Homemade beer at weddings, ability to drink in parks just some potential changes coming to Sask. liquor laws
The Government of Saskatchewan is proposing further relaxation of liquor laws in the province.
The changes proposed by the government on Monday include consumption of alcohol in parks and the serving of homemade beer and wine at weddings.
According to Lori Carr, Minister responsible for Saskatchewan Liquor and Gaming, the amendments to the Alcohol and Gaming Regulation Act, 1997 is meant to modernize the laws in the province.
"Reducing red tape in Saskatchewan's liquor laws increases flexibility for the public and creates new opportunities for communities and business,” Carr said.
The changes to the legislation include:
- Giving municipalities and park authorities the discretion to designate outdoor public spaces for consumption of alcohol.
- Simplifying recorking provisions for permittees.
- Allowing homemade beer, wine and cider to be served at family events that are permitted with a special occasion permit, including products made at a U-Brew/U-Vin facility.
- Removing the requirement for applicants to publish their intentions to obtain a liquor permit in local newspapers.
When asked about the effects relaxing the liquor laws will have on communities, Carr said it will be up to municipalities to judge whether or not to allow consumption in more areas.
“Well I think the municipalities that decide to allow this permitting to happen will know whether the people in their communities can handle that responsibility,” she told reporters on Monday.
“They have the opportunity to draft them the way they want. If they feel it’s appropriate to allow alcohol to be drank in a park then they can make that permit. If they don’t want that to happen then they don’t have to.”
For liquor consumption rules in provincial parks, the government will not institute any provincial wide guidelines, but leave it up to the individual parks to make that decision based on safety factors.
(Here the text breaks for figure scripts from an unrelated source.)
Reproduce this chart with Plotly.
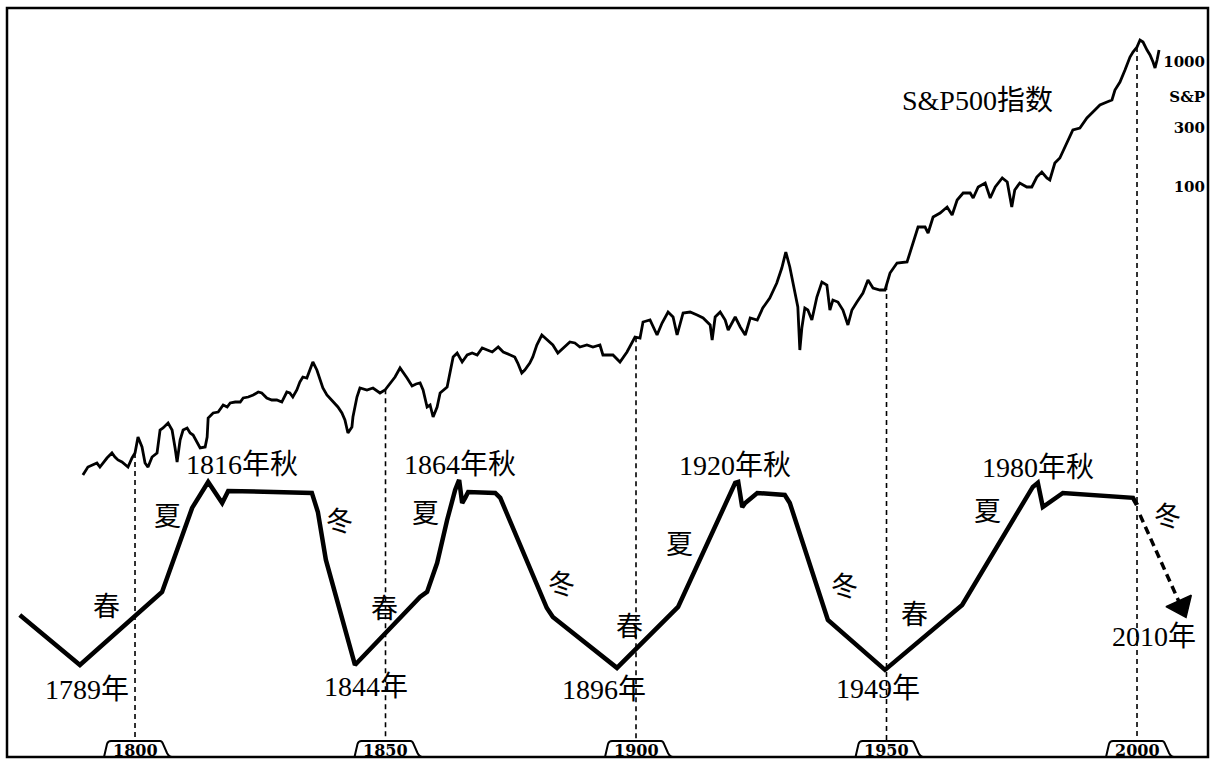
import numpy as np
import plotly.graph_objects as go

# ---------------- data ----------------
sp_years = [1789.6,1790.6,1792.4,1793.0,1794.4,1795.4,1796.0,1796.6,1797.4,1798.0,
            1798.6,1799.4,1800.0,1800.6,1801.4,1802.0,1802.6,1803.4,1804.4,1805.0,
            1805.6,1806.6,1807.4,1808.0,1808.4,1809.0,1809.6,1810.4,1811.0,1811.6,
            1812.4,1813.0,1814.0,1814.4,1814.6,1815.6,1816.6,1817.6,1818.4,1819.0,
            1820.0,1821.0,1821.6,1822.6,1823.6,1824.6,1825.3,1826.3,1827.3,1828.3,
            1829.3,1830.3,1830.9,1831.5,1832.3,1832.9,1833.5,1834.3,1834.9,1835.5,
            1836.3,1836.9,1837.5,1838.3,1839.3,1839.9,1840.5,1841.3,1841.9,1842.5,
            1843.3,1843.5,1844.3,1844.9,1846.3,1847.5,1848.9,1849.9,1850.9,1851.9,
            1852.9,1853.5,1854.3,1855.3,1856.1,1856.9,1857.5,1858.3,1858.9,1859.5,
            1860.3,1860.9,1862.3,1863.5,1864.3,1865.3,1866.3,1867.3,1868.3,1869.3,
            1870.3,1871.3,1872.5,1873.5,1874.9,1875.8,1876.4,1877.2,1877.8,1878.8,
            1879.4,1880.2,1881.2,1882.2,1883.4,1884.4,1885.4,1886.8,1887.8,1888.8,
            1890.2,1891.4,1892.8,1893.4,1895.4,1896.8,1898.2,1899.2,1899.8,1900.8,
            1901.4,1902.8,1904.2,1905.2,1906.4,1907.4,1908.2,1909.4,1910.8,1912.2,
            1913.4,1914.8,1915.2,1915.8,1916.8,1917.8,1918.4,1919.8,1920.8,1921.8,
            1922.8,1924.2,1925.3,1926.7,1928.1,1929.1,1929.9,1930.7,1931.3,1932.3,
            1932.7,1933.1,1933.7,1934.3,1935.1,1936.1,1937.1,1938.1,1938.7,1939.3,
            1940.3,1941.3,1942.3,1943.1,1944.1,1945.3,1946.3,1947.3,1948.7,1949.7,
            1950.7,1952.1,1954.1,1955.1,1956.3,1957.7,1958.3,1959.3,1960.7,1962.1,
            1963.1,1964.1,1965.3,1966.7,1967.3,1968.3,1969.7,1970.7,1971.7,1973.1,
            1974.1,1975.0,1975.6,1976.6,1978.0,1979.0,1980.0,1981.0,1982.0,1982.6,
            1983.6,1984.6,1986.0,1987.2,1988.6,1990.0,1991.2,1992.6,1994.0,1995.0,
            1995.6,1996.6,1997.6,1998.6,1999.2,2000.0,2000.6,2001.2,2002.0,2002.6,
            2003.2,2003.6,2004.0,2004.4]
sp_values = [0.497,0.575,0.619,0.575,0.679,0.745,0.692,0.655,0.631,0.597,
             0.575,0.679,0.745,1.0,0.832,0.619,0.575,0.692,0.745,1.138,
             1.18,1.294,1.138,0.817,0.631,0.946,1.138,1.18,1.076,1.038,
             0.895,0.817,0.832,1.0,1.419,1.556,1.585,1.803,1.738,1.871,
             1.905,1.905,2.051,2.089,2.168,2.291,2.249,2.051,1.977,1.977,
             1.905,2.291,2.249,2.089,2.377,2.754,3.02,2.965,3.436,3.981,
             3.436,2.858,2.466,2.168,1.977,1.871,1.738,1.556,1.368,1.076,
             1.202,1.445,2.089,2.466,2.377,2.466,2.249,2.377,2.704,3.02,
             3.565,3.311,2.965,2.559,2.655,2.704,2.377,1.738,1.803,1.445,
             1.738,2.249,2.512,4.365,4.699,3.981,4.529,4.699,4.529,5.152,
             4.966,4.786,5.248,4.786,4.529,4.365,3.908,3.251,3.436,3.908,
             4.365,5.445,6.546,5.97,5.445,4.699,5.152,5.754,5.649,5.248,
             5.445,5.248,5.445,4.529,4.529,3.981,4.786,5.649,6.31,6.194,
             8.318,8.63,6.546,8.166,10.0,9.12,6.546,9.817,10.0,9.462,
             8.954,7.87,5.97,9.12,10.0,8.63,7.178,9.12,7.586,6.546,
             8.954,8.63,10.76,12.94,17.06,22.49,30.2,22.91,17.38,10.96,
             4.966,7.447,10.76,10.38,8.63,13.18,17.38,16.44,10.38,12.47,
             12.02,10.38,7.87,10.38,12.02,14.19,18.03,15.56,15.0,15.0,
             20.51,24.66,25.12,33.11,47.86,47.86,42.85,57.54,61.94,69.18,
             59.7,78.7,89.54,89.54,81.66,100,107.6,81.66,100,118.0,
             109.6,69.18,94.62,107.6,100,100,120.2,131.8,118.0,113.8,
             155.6,170.6,229.1,285.8,296.5,356.5,398.1,452.9,478.6,496.6,
             597.0,691.8,863.0,1096,1202,1318,1500,1445,1247,1138,
             1000,895.4,1038,1247]

# long-wave (Kondratiev) schematic, arbitrary level units (trough = 0, peak = 100)
wave_years = [1777.0,1789.0,1805.4,1807.4,1811.4,1814.6,1817.4,1818.6,1835.3,1836.5,
              1838.1,1843.9,1856.9,1858.3,1860.3,1862.3,1863.9,1864.7,1865.3,1865.9,
              1866.5,1871.9,1872.9,1882.2,1883.4,1896.2,1900.2,1907.4,1908.4,1919.8,
              1920.4,1921.2,1921.8,1924.2,1929.7,1930.7,1936.7,1938.3,1949.7,1964.1,
              1965.1,1979.2,1980.2,1981.2,1985.2,1999.2,2000.0]
wave_levels = [27.3,0,39.9,55.7,85.8,100,88.5,95.1,94.0,83.6,
               57.4,0,37.2,39.9,55.7,79.2,95.6,101.1,88.5,91.3,
               94.5,94.0,91.3,31.1,26.2,-1.6,9.3,28.4,31.7,99.5,
               100,86.3,88.5,94.0,92.9,88.5,37.2,24.6,-2.7,30.1,
               32.8,97.3,99.5,86.3,94.0,91.3,87.4]
forecast_years = [2000.6, 2008.8]
forecast_levels = [82.0, 32.0]

decade_ticks = [1800, 1850, 1900, 1950, 2000]
sp_tick_vals = [100, 300, 525, 1000]
sp_tick_text = ["100", "300", "S&P", "1000"]

peak_labels = ["1816年秋", "1864年秋", "1920年秋", "1980年秋"]
trough_labels = ["1789年", "1844年", "1896年", "1949年", "2010年"]
season_labels = ["春", "夏", "冬", "春", "夏", "冬", "春", "夏", "冬", "春", "夏", "冬"]
title_label = "S&P500指数"

# ---------------- layout helpers (positions only) ----------------
X_RANGE = [1774.45, 2014.17]
Y_LOG_RANGE = [-2.56, 3.432]
WAVE_RANGE = [-50.3, 359.0]

peak_pos = [(1821.4, 0.390), (1864.9, 0.391), (1919.8, 0.389), (1980.2, 0.387)]
trough_pos = [(1790.4, 0.0895), (1846.1, 0.0935), (1893.6, 0.0895), (1948.3, 0.092), (2003.4, 0.1615)]
season_pos = [(1794.4, 0.2003), (1806.4, 0.3204), (1840.9, 0.3138), (1849.7, 0.1976),
              (1857.9, 0.3244), (1885.2, 0.2296), (1898.8, 0.1736), (1908.6, 0.2830),
              (1941.7, 0.2270), (1955.5, 0.1896), (1970.1, 0.3271), (2006.0, 0.3204)]
title_pos = (1968.1, 0.877)

FONT = "Liberation Serif, Noto Sans CJK SC, serif"
TICK_FONT = "DejaVu Serif, Liberation Serif, serif"

fig = go.Figure()

# dashed connectors from the index down to the decade markers
log_sp = np.log10(sp_values)
for t in decade_ticks:
    top = 10 ** np.interp(t, sp_years, log_sp)
    fig.add_trace(go.Scatter(x=[t, t], y=[top, 10 ** Y_LOG_RANGE[0]], mode="lines",
                             line=dict(color="black", width=1.6, dash="5px,4px"),
                             yaxis="y", hoverinfo="skip"))

# S&P 500 index
fig.add_trace(go.Scatter(x=sp_years, y=sp_values, mode="lines",
                         line=dict(color="black", width=2.8), yaxis="y"))

# long wave
fig.add_trace(go.Scatter(x=wave_years, y=wave_levels, mode="lines",
                         line=dict(color="black", width=4.5), yaxis="y2"))
fig.add_trace(go.Scatter(x=forecast_years, y=forecast_levels, mode="lines+markers",
                         line=dict(color="black", width=3.5, dash="8px,5px"),
                         marker=dict(symbol="triangle-up", size=[0, 24], color="black",
                                     angleref="previous", opacity=1,
                                     line=dict(color="black", width=1.5)),
                         yaxis="y2"))


def label(txt, x, y, size):
    return dict(text=txt, x=x, y=y, xref="x", yref="paper", showarrow=False,
                xanchor="center", yanchor="middle",
                font=dict(family=FONT, size=size, color="black"))


annotations = []
for txt, (x, y) in zip(peak_labels, peak_pos):
    annotations.append(label(txt, x, y, 28))
for txt, (x, y) in zip(trough_labels, trough_pos):
    annotations.append(label(txt, x, y, 28))
for txt, (x, y) in zip(season_labels, season_pos):
    annotations.append(label(txt, x, y, 27))
annotations.append(label(title_label, title_pos[0], title_pos[1], 28))
for t in decade_ticks:
    annotations.append(dict(text="<b>%d</b>" % t, x=t, y=0, xref="x", yref="paper",
                            xanchor="center", yanchor="middle", yshift=7, showarrow=False,
                            font=dict(family=TICK_FONT, size=16, color="black")))

shapes = []
tab_path = "M -31,0 L -28,13 Q -27,16 -24,16 L 25,16 Q 27,16 28,13 L 32,4 Q 34,0 37,0"
for t in decade_ticks:
    shapes.append(dict(type="path", xref="x", yref="paper", xsizemode="pixel", ysizemode="pixel",
                       xanchor=t, yanchor=0, path=tab_path, fillcolor="white",
                       line=dict(color="black", width=2), layer="above"))
shapes.append(dict(type="rect", xref="paper", yref="paper", x0=0, y0=0, x1=1, y1=1,
                   line=dict(color="black", width=2.5), layer="above"))

fig.update_layout(
    width=1217, height=765,
    margin=dict(l=7, r=9, t=8, b=8),
    paper_bgcolor="white", plot_bgcolor="white",
    showlegend=False,
    xaxis=dict(range=X_RANGE, visible=False),
    yaxis=dict(type="log", range=Y_LOG_RANGE, side="right", tickvals=sp_tick_vals,
               ticktext=["<b>%s</b>" % s for s in sp_tick_text], ticklabelposition="inside",
               ticks="", showgrid=False, zeroline=False, showline=False,
               tickfont=dict(family=TICK_FONT, size=15, color="black")),
    yaxis2=dict(overlaying="y", range=WAVE_RANGE, visible=False),
    annotations=annotations,
    shapes=shapes,
)

fig.write_html("out.html", config={"displayModeBar": False},
               post_script="document.body.style.margin='0';document.body.style.overflow='hidden';")
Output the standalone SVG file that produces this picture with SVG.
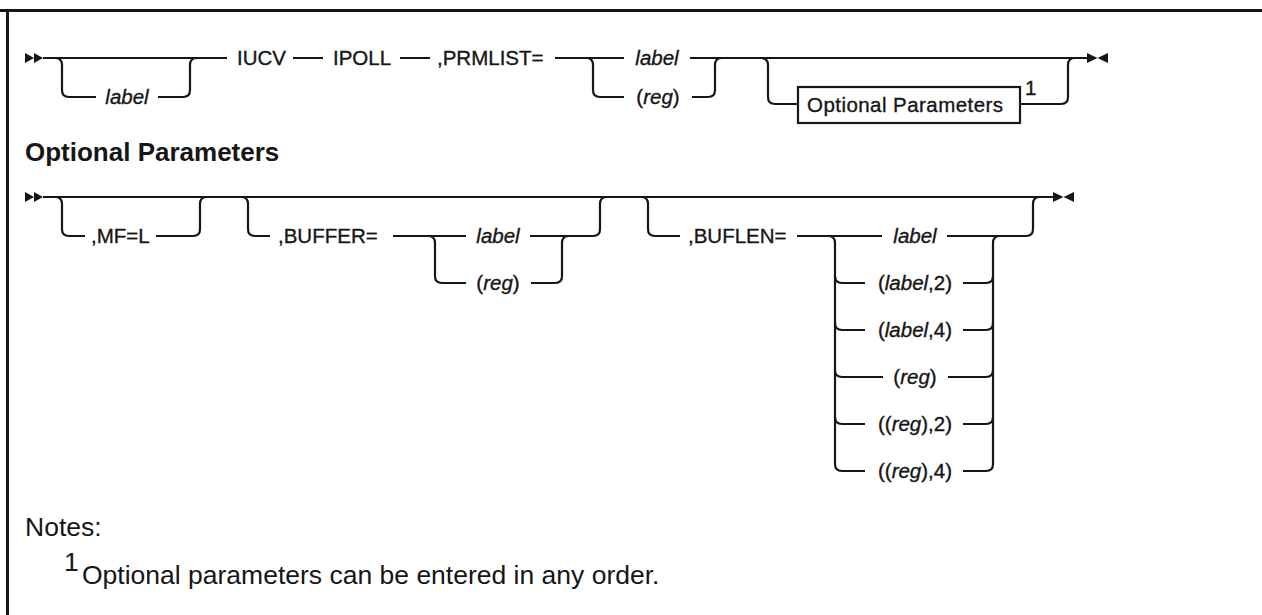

When asked if the new rulings around homemade beer, wine and ciders would open the door to legal moonshine production, Carr said the amendments would not change the current rules surrounding moonshine.
“It's illegal to do that right now and there’s no consideration of that at this time,” she said.
This marks the second time in 2022 the Government of Saskatchewan has tried to amend the laws surrounding alcohol consumption in the province.
A previous attempt in the spring was struck down after the Saskatchewan NDP called for more consultation with the public before changing the law.
“We are continuing to engage with stakeholders and municipalities, my colleagues … have been engaging with stakeholders all summer long,” Nathaniel Teed, NDP MLA for Saskatoon Meewasin, told reporters on Monday.
“We’re confident that with those conversations, we can look at this legislation.”
Carr is sure the amendments will pass now that consultation has been done and the opposition is on board.
“We’re fairly certain it will go through this time around,” she said.
For Teed, the benefits of the bill are clear. However, he believes there should be consideration of the responsibilities being shifted between levels of government.
“We do realize that it is offloading that responsibility onto municipalities. I think it gives the opportunity for municipalities to look at this issue and see if they want to opt in and see what challenges that may present,” he said.
“I worry about passing the buck, just onto municipalities. I think there needs to be supports put in place but I need to review that further and engage with stakeholders.”
The bill is expected to pass in the spring of 2023 and come into effect by the summer.